Law, College of

 

Date of this Version

2007

Comments

Published in Florida Law Review vol. 59 (2007), pp. 599-630. Published by University of Florida Fredric G. Levin College of Law, 115 Holland Hall. P.O. Box 117637, Gainesville, FL 32611. http://www.floridalawreview.org/

Abstract

Hurricanes are a natural, predictable phenomenon, yet the Gulf Coast communities were devastated by the hurricanes of 2005. One year after Hurricane Katrina struck, the U.S. Army Corps of Engineers responded to a congressional request for an accounting by admitting culpability for the destruction of New Orleans. Its structural defenses failed not because Congress had authorized only moderate Category 3 protection, which in turn let floodwaters overtop the city's levees, but because levees and floodwalls simply collapsed. The so-called network of federal and local structures was a haphazard system in name only, where floodwalls and levees of varying heights utilized mismatched materials that did not properly interface. The levees failed at the weakest points, which were maintained by local levee districts with little oversight or support from the Corps.

Katrina provides a vivid example that inter-jurisdictional rivers threatened with transboundary threats demand strong, coordinated federal leadership. The century-old management mission of the Corps does not reflect a cohesive national water policy; rather, it arises from a piecemeal conglomeration of multiple-use statutes.
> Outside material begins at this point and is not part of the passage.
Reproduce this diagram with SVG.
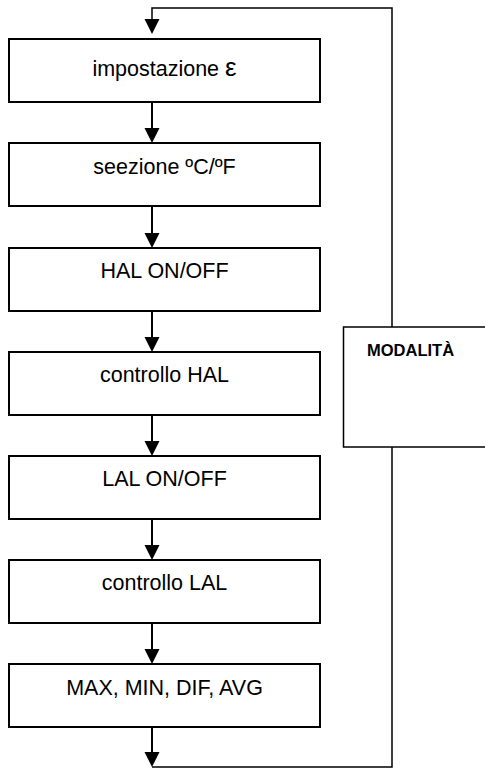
<svg xmlns="http://www.w3.org/2000/svg" width="485" height="768" viewBox="0 0 485 768">
<style>
.box{fill:#fff;stroke:#000;stroke-width:2}
.lbl{font-family:"Liberation Sans",Arial,sans-serif;font-size:21.5px;text-anchor:middle;fill:#000}
.ln{fill:none;stroke:#000;stroke-width:2}
.thin{fill:none;stroke:#000;stroke-width:1.5}
.ah{fill:#000}
</style>
<rect width="485" height="768" fill="#fff"/>
<g id="connectors">
<polyline class="thin" points="392,327 392,8 152,8 152,20"/>
<polygon class="ah" points="144.5,19 159.5,19 152,34"/>
<line class="ln" x1="152" y1="102" x2="152" y2="130"/>
<polygon class="ah" points="144.5,128 159.5,128 152,143"/>
<line class="ln" x1="152" y1="206" x2="152" y2="235"/>
<polygon class="ah" points="144.5,233 159.5,233 152,248"/>
<line class="ln" x1="152" y1="311" x2="152" y2="339"/>
<polygon class="ah" points="144.5,337 159.5,337 152,352"/>
<line class="ln" x1="152" y1="415" x2="152" y2="443"/>
<polygon class="ah" points="144.5,441 159.5,441 152,456"/>
<line class="ln" x1="152" y1="519" x2="152" y2="547"/>
<polygon class="ah" points="144.5,545 159.5,545 152,560"/>
<line class="ln" x1="152" y1="623" x2="152" y2="651"/>
<polygon class="ah" points="144.5,649 159.5,649 152,664"/>
<line class="ln" x1="152" y1="727" x2="152" y2="754"/>
<polygon class="ah" points="144.5,752 159.5,752 152,767"/>
<polyline class="thin" points="392,447 392,767 152,767"/>
</g>
<g id="n1"><rect class="box" x="9" y="39" width="311" height="63"/><text class="lbl" x="164.5" y="76">impostazione <tspan font-size="26">ε</tspan></text></g>
<g id="n2"><rect class="box" x="9" y="143" width="311" height="63"/><text class="lbl" x="164.5" y="174">seezione ºC/ºF</text></g>
<g id="n3"><rect class="box" x="9" y="248" width="311" height="63"/><text class="lbl" x="164.5" y="278">HAL ON/OFF</text></g>
<g id="n4"><rect class="box" x="9" y="352" width="311" height="63"/><text class="lbl" x="164.5" y="382">controllo HAL</text></g>
<g id="n5"><rect class="box" x="9" y="456" width="311" height="63"/><text class="lbl" x="164.5" y="486">LAL ON/OFF</text></g>
<g id="n6"><rect class="box" x="9" y="560" width="311" height="63"/><text class="lbl" x="164.5" y="590">controllo LAL</text></g>
<g id="n7"><rect class="box" x="9" y="664" width="311" height="63"/><text class="lbl" x="164.5" y="695">MAX, MIN, DIF, AVG</text></g>
<g id="modalita"><rect x="343.5" y="327" width="150" height="120" fill="#fff" stroke="#000" stroke-width="1.5"/><text x="367" y="356" font-family="'Liberation Sans',Arial,sans-serif" font-size="16.5" font-weight="bold" fill="#000">MODALITÀ</text></g>
</svg>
The vacuum created by the lack of a coherent federal management vision allows and even encourages federal, state, and local actors to scramble for money and power while avoiding responsibility and shifting blame. In the past, federalism has proven to be an obstacle to coordinated river management, but a more dynamic view of federalism – a pragmatic, interactive strategy of governance with clear lines of authority and incentives for cooperation and innovation among and between federal, state, local, and tribal entities – should encourage, rather than obstruct, sustainable conservation policies.
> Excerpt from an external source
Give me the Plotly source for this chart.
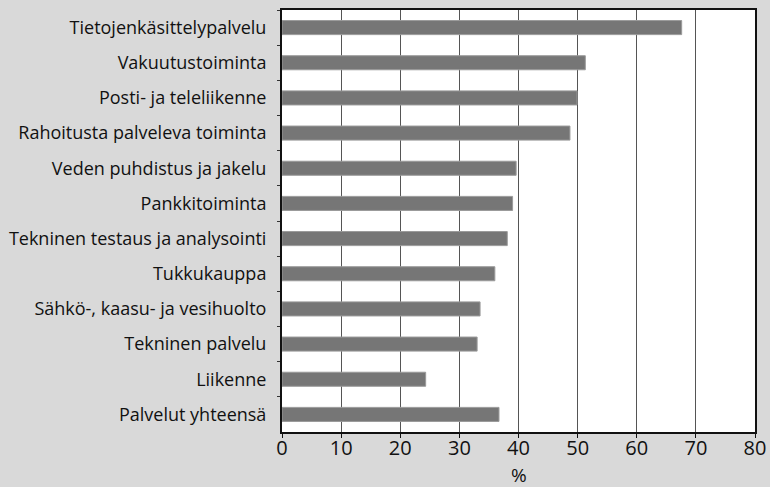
import plotly.graph_objects as go

categories = [
    "Tietojenkäsittelypalvelu",
    "Vakuutustoiminta",
    "Posti- ja teleliikenne",
    "Rahoitusta palveleva toiminta",
    "Veden puhdistus ja jakelu",
    "Pankkitoiminta",
    "Tekninen testaus ja analysointi",
    "Tukkukauppa",
    "Sähkö-, kaasu- ja vesihuolto",
    "Tekninen palvelu",
    "Liikenne",
    "Palvelut yhteensä",
]
values = [67.6, 51.3, 49.9, 48.7, 39.6, 39.0, 38.1, 36.0, 33.5, 33.0, 24.3, 36.7]
x_ticks = [0, 10, 20, 30, 40, 50, 60, 70, 80]

fig = go.Figure(
    go.Bar(
        x=values,
        y=categories,
        orientation="h",
        width=0.4,
        marker=dict(color="#767676", line=dict(color="#9a9a9a", width=1)),
    )
)

fig.update_layout(
    width=770,
    height=487,
    margin=dict(l=282, r=15, t=10, b=55),
    paper_bgcolor="#d9d9d9",
    plot_bgcolor="white",
    font=dict(family="Open Sans, sans-serif", color="#111111", size=18),
    showlegend=False,
)
fig.update_xaxes(
    range=[0, 80],
    tickvals=x_ticks,
    ticks="outside",
    ticklen=4,
    tickcolor="#111111",
    tickfont=dict(size=20),
    ticklabelstandoff=-7,
    showgrid=True,
    gridcolor="#555555",
    gridwidth=1,
    showline=True,
    linecolor="#111111",
    linewidth=2,
    mirror=True,
    zeroline=False,
    automargin=False,
)
fig.update_yaxes(
    categoryorder="array",
    categoryarray=categories,
    autorange="reversed",
    ticks="outside",
    tickson="boundaries",
    ticklen=3,
    tickcolor="#333333",
    ticklabelstandoff=10,
    showline=True,
    linecolor="#111111",
    linewidth=2,
    mirror=True,
    showgrid=False,
    automargin=False,
)

# x axis title, set lower than plotly would put it
fig.add_annotation(
    text="%",
    xref="x domain",
    yref="y domain",
    x=0.5,
    y=0,
    yanchor="middle",
    yshift=-43,
    showarrow=False,
    font=dict(size=19),
)

# drop the default page margin so the figure sits at the window's corner
fig.write_html(
    "out.html",
    config={"displayModeBar": False},
    post_script="document.body.style.margin='0';document.body.style.background='#d9d9d9';",
)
This essay proposes a federal Interior Rivers Ecosystem Organic Act that governs the management of the entire Mississippi River Basin. The Corps is the nation’s oldest water resources agency and one of the largest federal land management agencies, yet unlike the National Forest Service, the Park Service, the Fish and Wildlife Service, the Bureau of Reclamation, and the Bureau of Land Management, it lacks an Organic Act to cabin its discretion. The Organic Act proposed here would reflect the close linkage between ecosystem integrity and human well-being, and it would establish an adaptive, holistic federal management strategy with clear parameters for the management activities of the Corps.